A shared design system
Tokens, components, and patterns shipped together with the new booking experience, so every team builds from the same source of truth.

The new Book a space



From a cluttered admin into a spatial product people actually want to use.
The numbers above are about how the work was done. These are about what happened once the new booking system shipped, the signals that came back from users and from the customer success team in the months after.
Before the redesign, every new client needed a hands-on walkthrough from customer success. The platform wasn't intuitive enough to figure out on its own. After launch that changed almost completely, new customers picked the product up the way people pick up a well-designed consumer app, without anyone sitting next to them to explain it.

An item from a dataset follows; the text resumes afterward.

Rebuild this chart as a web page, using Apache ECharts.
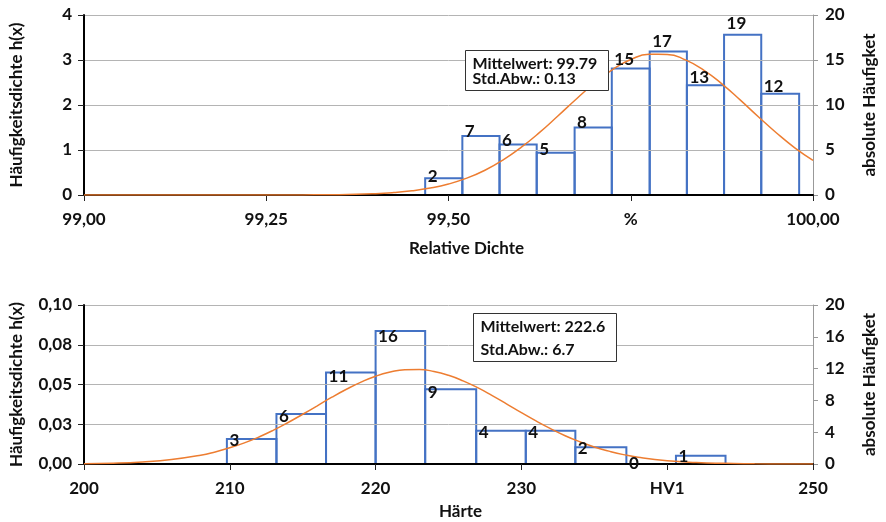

The clearest signal came from the customer success team, the onboarding calls they used to run stopped being necessary.
For years, the loudest recurring complaint was that people had no spatial sense of the office. They couldn't see where colleagues were sitting, couldn't find the office manager, the first aid station, or the person responsible for a given area. After the floor-plan-first experience launched, those complaints disappeared. Not because the interface got prettier, but because the spatial context that had been missing entirely was finally there.
Users also reported that booking itself felt faster and required fewer clicks, which was the expected outcome of the new flow.
Booking a desk stopped feeling like filing a request and started feeling like picking a seat, which is what it always should have been.